June 07, 2017 1 min read

The first type is the Nannochloropsis oculata #phytoplankton.

Nannochloropsis oculata is a 2-4 micron green flagellate. This is a fast growing species that is easy to maintain. This phytoplankton is the one most commonly thought of when the term green-water is used.

This is a dark green alga with a thick tough cell wall that interestingly is readily consumed by #rotifers. N. Oculata is high in overall omega-3 HUFAs (ranging from 16-42%), and while most of the HUFAs are composed of EPA, there is little DHA present.

A growth study has been determined that the highest level of EPA was attained at 7 days after batch cultures were inoculated. N. oculata has been shown to contain very high levels of vitamin B12, which is critical for larval fish survival, and it has also been suggested that vitamin B12 is important for developing diseases resistance in larval fish as well.

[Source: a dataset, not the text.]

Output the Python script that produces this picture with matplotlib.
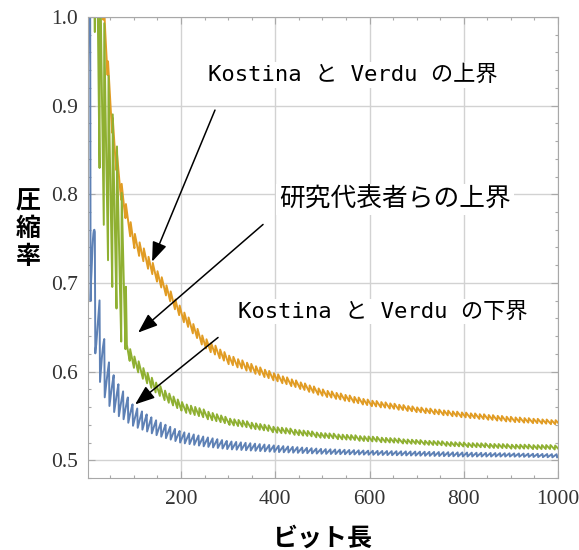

Isochrysis galbana is a 4-7 golden-brown flagellate. This species is commonly used in bivalve culture (clams, oysters, etc). While it has been occasionally used as a single rotifer food, it is usually mixed with other phytoplankton such as chlorella or N. ocultus. The EPA levels range from 2-3.5% and DHA is 3.5-4%.

Different strains of this species have varying levels of HUFAs, and one isolate found off Tahiti (commonly known as T-Iso) contains high DHA (8-11%) and low EPA (0.2-0.7%).